Tuesday, November 6, 2012

Serious Funk

Thursday night, I hit bottom.  Literally.  I fell down the stairs.  I blame it on slippery socks and complete and utter exhaustion.  I sat in a heap at the bottom of my stairs and cried.  As Carla came running down the stairs to check on me, I truly felt like I just gave up in my heart.

Well, there has been forward progress.  I am no longer spontaneously erupting into tears (well, maybe, it almost happened once today, but I managed to stop the tears before they fell).  I can feel things getting better, however I still find myself deeply entrenched in a pretty serious funk.  It's hard.  I want to return to my normal self.  I want to be able to sleep through the night and not deal with the headaches I have had for the past week.  I want to be able to not get frustrated by things easily.  I want to be able to make it through a meeting without yelling at my administrators (okay, that might happen no matter what condition I was in).  I want to just get over it and be okay.  But, sadly, I haven't been able to.

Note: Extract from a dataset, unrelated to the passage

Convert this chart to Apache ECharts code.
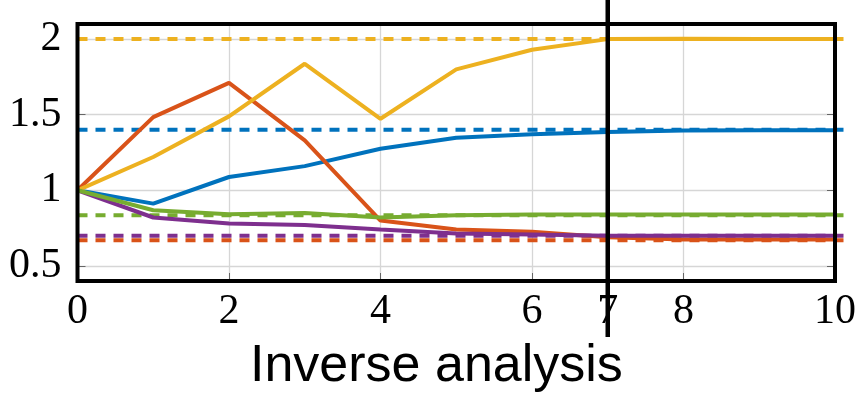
<!DOCTYPE html>
<html>
<head>
<meta charset="utf-8">
<script src="https://cdn.jsdelivr.net/npm/echarts@6/dist/echarts.min.js"></script>
<style>
  html, body { margin: 0; padding: 0; background: #fff; }
  #chart { width: 859px; height: 395px; }
</style>
</head>
<body>
<div id="chart"></div>
<script>
// iterations of the inverse analysis
const iterations = [0, 1, 2, 3, 4, 5, 6, 7, 8, 9, 10];

// identified parameters (normalised)
const blueVals = [1, 0.912, 1.088, 1.16, 1.275, 1.348, 1.37, 1.385, 1.395, 1.397, 1.397];
const orangeVals = [1, 1.484, 1.711, 1.33, 0.8, 0.74, 0.725, 0.69, 0.675, 0.675, 0.675];
const yellowVals = [1, 1.22, 1.489, 1.837, 1.473, 1.8, 1.93, 2.0, 2.003, 2.0, 2.0];
const purpleVals = [1, 0.82, 0.78, 0.77, 0.74, 0.714, 0.708, 0.7, 0.7, 0.7, 0.7];
const greenVals = [1, 0.868, 0.842, 0.85, 0.82, 0.835, 0.84, 0.84, 0.84, 0.84, 0.84];

// true values (dotted lines)
const refBlue = 1.4;
const refOrange = 0.67;
const refYellow = 2.0;
const refPurple = 0.7;
const refGreen = 0.835;
const refSpan = [0, 10.2];

// vertical marker at iteration 7
const markerX = 7;
const markerSpan = [0.03, 2.3];

const xLabels = [0, 2, 4, 6, 7, 8, 10];
const yLabels = [0.5, 1, 1.5, 2];

const colors = {
  blue: "#0072BD",
  orange: "#D95319",
  yellow: "#EDB120",
  purple: "#7E2F8E",
  green: "#77AC30",
};

const chart = echarts.init(document.getElementById("chart"));

const solid = (name, vals) => ({
  name: name,
  type: "line",
  z: 3,
  symbol: "none",
  data: iterations.map((x, i) => [x, vals[i]]),
  lineStyle: { color: colors[name], width: 4 },
});

// the reference lines run a bit past the right edge of the box,
// so draw them with a custom series (line series gets cut at x max)
const dashed = (name, v) => ({
  name: name + "Ref",
  type: "custom",
  z: 2,
  clip: false,
  data: [[v]],
  encode: { y: 0 },
  renderItem: (params, api) => {
    const y = api.value(0);
    const p0 = api.coord([refSpan[0], y]);
    const p1 = api.coord([refSpan[1], y]);
    return {
      type: "line",
      shape: { x1: p0[0], y1: p0[1], x2: p1[0], y2: p1[1] },
      style: {
        stroke: colors[name],
        lineWidth: 4,
        lineDash: [10, 8],
        lineCap: "butt",
      },
    };
  },
});

const serifFont = "Liberation Serif";

const option = {
  animation: false,
  backgroundColor: "#fff",
  title: {
    text: "Inverse analysis",
    left: 250,
    top: 341,
    padding: 0,
    textStyle: {
      fontFamily: "Liberation Sans",
      fontSize: 52,
      fontWeight: "normal",
      color: "#000",
    },
  },
  grid: {
    left: 77.5,
    right: 20.5,
    top: 24,
    bottom: 114,
    show: true,
    z: 5,
    borderColor: "#000",
    borderWidth: 4,
    backgroundColor: "transparent",
  },
  xAxis: {
    type: "value",
    min: 0,
    max: 10,
    interval: 2,
    axisLine: { show: false },
    axisTick: { inside: true, length: 8, lineStyle: { color: "#666" } },
    splitLine: { show: true, lineStyle: { color: "#d6d6d6", width: 1.3 } },
    axisLabel: {
      customValues: xLabels,
      margin: 10,
      fontFamily: serifFont,
      fontSize: 42,
      color: "#000",
    },
  },
  yAxis: [
    {
      type: "value",
      min: 0.4,
      max: 2.1,
      axisLine: { show: false },
      axisTick: {
        inside: true,
        length: 8,
        customValues: yLabels,
        lineStyle: { color: "#666" },
      },
      splitLine: { show: true, lineStyle: { color: "#d6d6d6", width: 1.3 } },
      axisLabel: {
        customValues: yLabels,
        margin: 16,
        fontFamily: serifFont,
        fontSize: 42,
        color: "#000",
      },
    },
    {
      type: "value",
      position: "right",
      min: 0.4,
      max: 2.1,
      axisLine: { show: false },
      axisTick: {
        show: true,
        inside: true,
        length: 8,
        customValues: yLabels,
        lineStyle: { color: "#666" },
      },
      splitLine: { show: false },
      axisLabel: { show: false },
    },
  ],
  series: [
    dashed("blue", refBlue),
    dashed("orange", refOrange),
    dashed("yellow", refYellow),
    dashed("purple", refPurple),
    dashed("green", refGreen),
    solid("blue", blueVals),
    solid("orange", orangeVals),
    solid("yellow", yellowVals),
    solid("purple", purpleVals),
    solid("green", greenVals),
    {
      name: "marker",
      type: "line",
      z: 10,
      clip: false,
      symbol: "none",
      data: markerSpan.map((y) => [markerX, y]),
      lineStyle: { color: "#000", width: 4.5 },
    },
  ],
};

chart.setOption(option);
</script>
</body>
</html>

I find myself stuck in this place where I want to act like everything is okay because I know that is what people expect.  But, at the same time, I am just not there and the more I pretend to be okay, the worse it seems to get.  So I do what I tend to do best.  I retreat.  I don't answer phone calls.  I don't reach out.  I tend to walk into my classroom early in the morning and stay hidden safely inside of the walls of my room.

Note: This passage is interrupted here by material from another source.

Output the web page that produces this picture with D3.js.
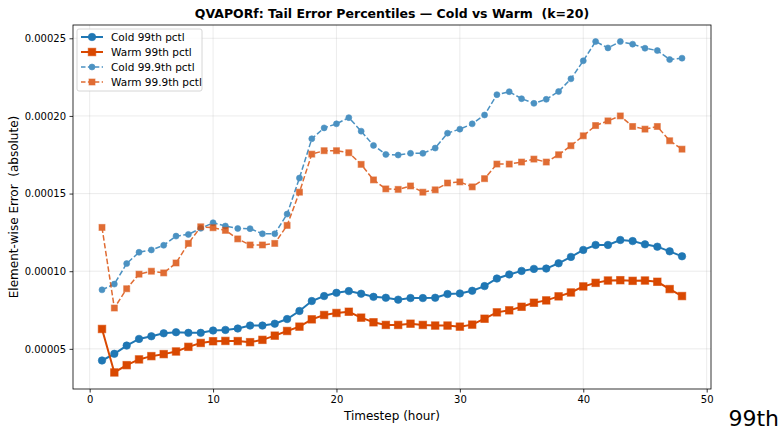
<!DOCTYPE html>
<html>
<head>
<meta charset="utf-8">
<script src="https://cdn.jsdelivr.net/npm/d3@7"></script>
<style>
  body { margin: 0; background: #fff; }
  svg { font-family: "DejaVu Sans", sans-serif; }
</style>
</head>
<body>
<div id="chart"></div>
<script>
// values are in units of 1e-5
var timesteps = d3.range(1, 49);
var cold99 = [4.25, 4.68, 5.21, 5.64, 5.81, 6.0, 6.07, 6.03, 6.03, 6.18, 6.22, 6.31,
  6.5, 6.5, 6.62, 6.92, 7.44, 8.08, 8.4, 8.61, 8.72, 8.55, 8.35, 8.29,
  8.17, 8.27, 8.27, 8.29, 8.53, 8.57, 8.74, 9.04, 9.53, 9.79, 10.02, 10.15,
  10.17, 10.51, 10.92, 11.37, 11.69, 11.69, 12.01, 11.94, 11.73, 11.58, 11.28, 10.96];
var warm99 = [6.28, 3.48, 3.95, 4.32, 4.53, 4.66, 4.83, 5.13, 5.38, 5.49, 5.51, 5.5,
  5.43, 5.58, 5.85, 6.15, 6.43, 6.9, 7.18, 7.31, 7.39, 7.01, 6.71, 6.54,
  6.54, 6.62, 6.54, 6.5, 6.5, 6.43, 6.56, 6.94, 7.35, 7.48, 7.71, 7.97,
  8.12, 8.38, 8.63, 9.02, 9.25, 9.4, 9.42, 9.38, 9.4, 9.32, 8.85, 8.4];
var cold999 = [8.8, 9.17, 10.49, 11.22, 11.37, 11.67, 12.26, 12.37, 12.76, 13.12, 12.91, 12.75,
  12.74, 12.41, 12.41, 13.68, 16.0, 18.53, 19.23, 19.49, 19.89, 19.02, 18.1, 17.52,
  17.48, 17.59, 17.59, 17.93, 18.89, 19.15, 19.49, 20.06, 21.37, 21.56, 21.11, 20.81,
  21.07, 21.57, 22.39, 23.55, 24.79, 24.38, 24.79, 24.62, 24.36, 24.21, 23.63, 23.72];
var warm999 = [12.82, 7.63, 8.87, 9.81, 10.0, 9.89, 10.53, 11.79, 12.86, 12.8, 12.63, 12.08,
  11.69, 11.69, 11.79, 12.95, 15.09, 17.54, 17.76, 17.76, 17.63, 16.88, 15.88, 15.3,
  15.27, 15.49, 15.09, 15.24, 15.68, 15.75, 15.43, 15.96, 16.9, 16.9, 17.03, 17.22,
  17.03, 17.5, 18.08, 18.72, 19.38, 19.68, 20.0, 19.32, 19.15, 19.32, 18.4, 17.86];

var xTicks = [0, 10, 20, 30, 40, 50];
var yTicks = [5, 10, 15, 20, 25];
var yTickLabels = ["0.00005", "0.00010", "0.00015", "0.00020", "0.00025"];

var series = [
  {name: "Cold 99th pctl", values: cold99, color: "#1f77b4", dash: null, marker: "circle", size: 7.5, lw: 2, alpha: 1},
  {name: "Warm 99th pctl", values: warm99, color: "#d94801", dash: null, marker: "square", size: 7.5, lw: 2, alpha: 1},
  {name: "Cold 99.9th pctl", values: cold999, color: "#1f77b4", dash: "5.5,2.4", marker: "circle", size: 6, lw: 1.5, alpha: 0.8},
  {name: "Warm 99.9th pctl", values: warm999, color: "#d94801", dash: "5.5,2.4", marker: "square", size: 6, lw: 1.5, alpha: 0.8}
];

var width = 781, height = 432;
var margin = {top: 25, right: 70, bottom: 43, left: 73};

var svg = d3.select("#chart").append("svg")
  .attr("width", width)
  .attr("height", height);

var x = d3.scaleLinear().domain([-1.35, 50.35]).range([margin.left, width - margin.right]);
var allVals = cold99.concat(warm99, cold999, warm999);
var yMin = d3.min(allVals), yMax = d3.max(allVals), pad = (yMax - yMin) * 0.05;
var y = d3.scaleLinear().domain([yMin - pad, yMax + pad]).range([height - margin.bottom, margin.top]);

// grid
svg.append("g").selectAll("line.gx")
  .data(xTicks).enter().append("line")
  .attr("x1", function(d) { return x(d); }).attr("x2", function(d) { return x(d); })
  .attr("y1", margin.top).attr("y2", height - margin.bottom)
  .attr("stroke", "#b0b0b0").attr("stroke-opacity", 0.3).attr("stroke-width", 0.8);
svg.append("g").selectAll("line.gy")
  .data(yTicks).enter().append("line")
  .attr("y1", function(d) { return y(d); }).attr("y2", function(d) { return y(d); })
  .attr("x1", margin.left).attr("x2", width - margin.right)
  .attr("stroke", "#b0b0b0").attr("stroke-opacity", 0.3).attr("stroke-width", 0.8);

// axes
var xAxis = d3.axisBottom(x).tickValues(xTicks).tickSize(3.5).tickPadding(3.5).tickSizeOuter(0);
var yAxis = d3.axisLeft(y).tickValues(yTicks).tickSize(3.5).tickPadding(3.5).tickSizeOuter(0)
  .tickFormat(function(d, i) { return yTickLabels[i]; });

var gx = svg.append("g").attr("transform", "translate(0," + (height - margin.bottom) + ")").call(xAxis);
var gy = svg.append("g").attr("transform", "translate(" + margin.left + ",0)").call(yAxis);
[gx, gy].forEach(function(g) {
  g.selectAll("text").attr("font-size", 10).attr("fill", "#000").attr("font-family", "DejaVu Sans, sans-serif");
  g.selectAll("line").attr("stroke", "#000").attr("stroke-width", 0.8);
  g.select(".domain").remove();
});

// frame
svg.append("rect")
  .attr("x", margin.left).attr("y", margin.top)
  .attr("width", width - margin.left - margin.right)
  .attr("height", height - margin.top - margin.bottom)
  .attr("fill", "none").attr("stroke", "#000").attr("stroke-width", 0.8);

var line = d3.line()
  .x(function(d, i) { return x(timesteps[i]); })
  .y(function(d) { return y(d); });

function drawMarker(sel, s) {
  if (s.marker === "circle") {
    sel.append("circle").attr("r", s.size / 2);
  } else {
    sel.append("rect").attr("x", -s.size / 2).attr("y", -s.size / 2)
      .attr("width", s.size).attr("height", s.size);
  }
  sel.selectAll("circle,rect").attr("fill", s.color).attr("stroke", s.color)
    .attr("stroke-opacity", 0.6).attr("stroke-width", 1);
}

series.forEach(function(s) {
  var g = svg.append("g").attr("opacity", s.alpha);
  g.append("path")
    .attr("d", line(s.values))
    .attr("fill", "none")
    .attr("stroke", s.color)
    .attr("stroke-width", s.lw)
    .attr("stroke-dasharray", s.dash);
  g.selectAll("g.m").data(s.values).enter().append("g")
    .attr("transform", function(d, i) { return "translate(" + x(timesteps[i]) + "," + y(d) + ")"; })
    .each(function() { drawMarker(d3.select(this), s); });
});

// legend
var lg = svg.append("g").attr("transform", "translate(77,29)");
lg.append("rect").attr("width", 125).attr("height", 62).attr("rx", 2)
  .attr("fill", "#fff").attr("fill-opacity", 0.8).attr("stroke", "#ccc").attr("stroke-width", 0.8);
series.forEach(function(s, i) {
  var ry = 8 + i * 15;
  var row = lg.append("g").attr("transform", "translate(0," + ry + ")").attr("opacity", s.alpha);
  row.append("line").attr("x1", 4).attr("x2", 26).attr("y1", 0).attr("y2", 0)
    .attr("stroke", s.color).attr("stroke-width", s.lw).attr("stroke-dasharray", s.dash ? "4.5,2.4" : null);
  var m = row.append("g").attr("transform", "translate(15,0)");
  drawMarker(m, s);
  lg.append("text").attr("x", 34).attr("y", ry).attr("dy", "0.35em")
    .attr("font-size", 10.5).attr("fill", "#000").text(s.name);
});

// labels
svg.append("text")
  .attr("x", (margin.left + width - margin.right) / 2).attr("y", 18)
  .attr("text-anchor", "middle").attr("font-size", 12.5).attr("font-weight", "bold")
  .style("white-space", "pre")
  .text("QVAPORf: Tail Error Percentiles \u2014 Cold vs Warm  (k=20)");
svg.append("text")
  .attr("x", (margin.left + width - margin.right) / 2).attr("y", 420)
  .attr("text-anchor", "middle").attr("font-size", 12)
  .text("Timestep (hour)");
svg.append("text")
  .attr("transform", "translate(18," + ((margin.top + height - margin.bottom) / 2) + ") rotate(-90)")
  .attr("text-anchor", "middle").attr("font-size", 12)
  .style("white-space", "pre")
  .text("Element-wise Error  (absolute)");

svg.append("text")
  .attr("x", 779).attr("y", 426)
  .attr("text-anchor", "end")
  .attr("font-size", 22)
  .attr("fill", "#000")
  .text("99th");
</script>
</body>
</html>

I have been overwhelmed, as I often am, by the support from people in my life.  The most unexpected people have reached out in the most wonderful ways.  I wish people knew what a difference it makes.  When I go to extreme measures to isolate myself, it makes a world of difference just to know people are still thinking of me and ready to provide help when I am ready to accept it.  As I have said before, this journey would be much harder without the support of the incredible people in my life.

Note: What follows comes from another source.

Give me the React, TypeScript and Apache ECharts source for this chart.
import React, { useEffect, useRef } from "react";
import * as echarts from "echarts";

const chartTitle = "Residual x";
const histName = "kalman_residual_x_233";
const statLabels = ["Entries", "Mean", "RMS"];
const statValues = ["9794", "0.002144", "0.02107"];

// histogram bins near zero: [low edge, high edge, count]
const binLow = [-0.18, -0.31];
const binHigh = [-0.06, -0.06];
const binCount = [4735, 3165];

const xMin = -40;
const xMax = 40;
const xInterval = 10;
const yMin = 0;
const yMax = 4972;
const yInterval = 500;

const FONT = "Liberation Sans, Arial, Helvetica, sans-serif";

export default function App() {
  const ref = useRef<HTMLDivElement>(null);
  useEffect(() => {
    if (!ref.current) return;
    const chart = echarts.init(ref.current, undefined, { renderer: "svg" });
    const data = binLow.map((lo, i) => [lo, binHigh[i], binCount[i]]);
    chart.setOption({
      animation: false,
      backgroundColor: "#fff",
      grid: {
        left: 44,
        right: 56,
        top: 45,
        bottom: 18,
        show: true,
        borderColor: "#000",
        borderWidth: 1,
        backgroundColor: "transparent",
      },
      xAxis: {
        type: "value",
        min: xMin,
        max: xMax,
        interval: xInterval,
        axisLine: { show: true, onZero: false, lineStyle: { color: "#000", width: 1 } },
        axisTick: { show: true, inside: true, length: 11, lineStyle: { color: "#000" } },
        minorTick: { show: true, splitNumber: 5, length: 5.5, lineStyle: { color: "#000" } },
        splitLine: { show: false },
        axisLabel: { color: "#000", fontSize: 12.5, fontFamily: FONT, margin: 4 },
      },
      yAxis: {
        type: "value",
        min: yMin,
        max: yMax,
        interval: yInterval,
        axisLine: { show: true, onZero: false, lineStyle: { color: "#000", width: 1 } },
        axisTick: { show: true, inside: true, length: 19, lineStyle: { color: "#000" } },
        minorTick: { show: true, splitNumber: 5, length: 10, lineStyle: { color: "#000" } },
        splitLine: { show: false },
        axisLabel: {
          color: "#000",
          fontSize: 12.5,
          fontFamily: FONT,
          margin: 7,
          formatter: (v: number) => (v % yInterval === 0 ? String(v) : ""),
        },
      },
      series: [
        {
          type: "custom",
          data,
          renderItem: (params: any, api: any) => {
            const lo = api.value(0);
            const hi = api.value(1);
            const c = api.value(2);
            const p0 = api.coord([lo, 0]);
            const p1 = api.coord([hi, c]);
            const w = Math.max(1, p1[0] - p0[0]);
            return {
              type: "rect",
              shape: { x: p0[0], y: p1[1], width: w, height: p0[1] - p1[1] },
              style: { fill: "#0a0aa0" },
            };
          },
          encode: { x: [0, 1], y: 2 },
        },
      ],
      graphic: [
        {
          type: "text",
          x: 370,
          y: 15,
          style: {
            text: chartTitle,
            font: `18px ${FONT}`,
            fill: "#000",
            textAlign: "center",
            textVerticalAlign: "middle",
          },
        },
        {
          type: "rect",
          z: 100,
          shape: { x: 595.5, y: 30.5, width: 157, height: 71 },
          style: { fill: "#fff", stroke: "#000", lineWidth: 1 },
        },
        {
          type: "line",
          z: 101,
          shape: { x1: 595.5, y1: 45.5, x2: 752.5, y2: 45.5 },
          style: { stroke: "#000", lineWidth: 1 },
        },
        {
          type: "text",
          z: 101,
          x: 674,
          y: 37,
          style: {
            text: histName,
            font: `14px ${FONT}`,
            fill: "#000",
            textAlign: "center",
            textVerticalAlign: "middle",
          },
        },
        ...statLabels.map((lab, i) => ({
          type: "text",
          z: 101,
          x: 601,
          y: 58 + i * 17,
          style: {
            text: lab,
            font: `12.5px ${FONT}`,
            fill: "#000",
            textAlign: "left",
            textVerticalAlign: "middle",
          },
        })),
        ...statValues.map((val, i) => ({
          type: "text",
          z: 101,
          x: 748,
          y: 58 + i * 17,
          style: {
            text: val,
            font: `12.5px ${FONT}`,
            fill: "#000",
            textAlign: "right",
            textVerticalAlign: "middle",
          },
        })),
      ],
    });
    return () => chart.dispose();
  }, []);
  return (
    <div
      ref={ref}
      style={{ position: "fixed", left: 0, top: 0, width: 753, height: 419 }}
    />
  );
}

But I guess that support can only do so much.  I don't want to let people down.  I don't want people to see that I am just not ready to be positive again quite yet.  I don't want people to know that I am still just really sad.  I know it's funny that I say I don't want people to know and yet I am writing it for all of you to see.  So I guess what I really mean is that I don't really want to explain all those things.  I just want to be all of those things.

In a way, I guess this post is sort of my apology.

I am sorry for not being much of a good time right now.  I am sorry for not really carrying my weight at work or with my family or with my friends.  I am sorry for not really being the Jess that I usually am.  I like to think that I will get back there soon.  I like to think that this headache of the past few days will go away and I will resume taking joy in the things that used to bring me joy.  It is just going to take a few days.

In the mean time, Carla and I are about to go vote.  For tonight, I will hope for good things with this election.  And then, perhaps after that, I will hope for good things in general.